Out by the airport in Narita City, over 10 million people visit the 1,000-year-old Naritasan Temple each year. To the Japanese, it’s one of the most important places of Buddhist pilgrimage around Tokyo. To tourists, it’s half a page in a guidebook to be looked at if you have a few hours to kill before getting on a plane.

The walk through the souvenir shops from Narita Station may not be very promising, but the entrance to the main courtyard is sudden and magnificent, through a market square and up a flight of steps to Niomon Gate, where a red paper lantern drops from the roof between scowling guardian statues. A bridge arches over a pond, turtles crowd a rock in the centre, and inscribed stone markers rise vertically out of the steep banks, then there’s a final flight of steps to the top. On the right, there’s a 25m three-storied pagoda decorated with snarling lantern heads, and to the left, Korinaku Hall towers above a huddle of brightly coloured shop windows. Directly ahead is the twin-tier-roofed Great Main Hall. The image of Fudo Myoo, the Buddhist God of Fire, enshrined inside the hall, was dispatched from Kyoto in 940AD to support Imperial troops suppressing an uprising. At the end of the campaign, the soldiers were unable to move the statue, which had mysteriously grown in weight, so the Emperor that ordered a temple be built around it. At the start of February each year, tens of thousands of people gather for Setsubun, throwing beans in front of the hall to ward off evil and encourage good fortune.

Naritasan Park starts at the top of the steps behind the main hall, and trails lead through the woods to three ponds strung between a waterfall and calligraphy museum, stepping stones, bridges, and pavilions, stretching over and across the water. In a couple of minutes, you can be totally alone, standing by densely packed stone markers at the base of a pine tree, hearing nothing but the faintest rumble of water.
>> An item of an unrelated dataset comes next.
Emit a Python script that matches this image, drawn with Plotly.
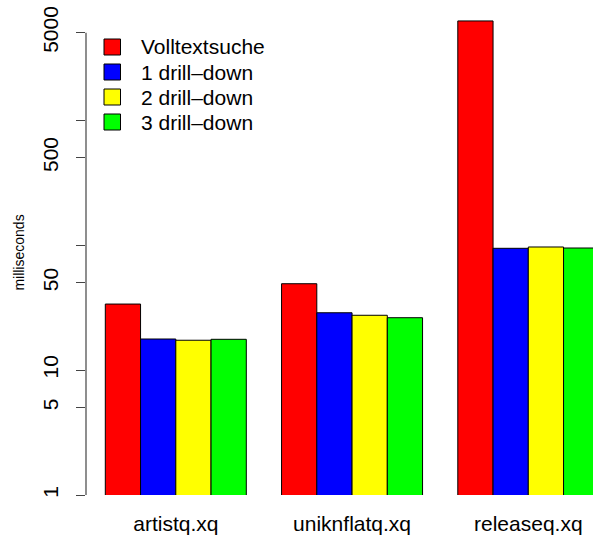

To the left of the pond, on the other side of a fountain and gardens that could have come straight from a French chateau, the arresting sight of the Great Pagoda of Peace juts 58m up into the sky. There’s something unexpected around almost every corner at Naritasan, be it faded inscriptions on wooden votive tablets or a collection of Chinese legends carved in relief on the side of a hall. There isn’t a temple in Tokyo to touch it.

A number of festivals are held at Naritasan throughout the year including a firelight Noh play in May and a portable shrine parade in July. Check at the city’s tourist information centre for details.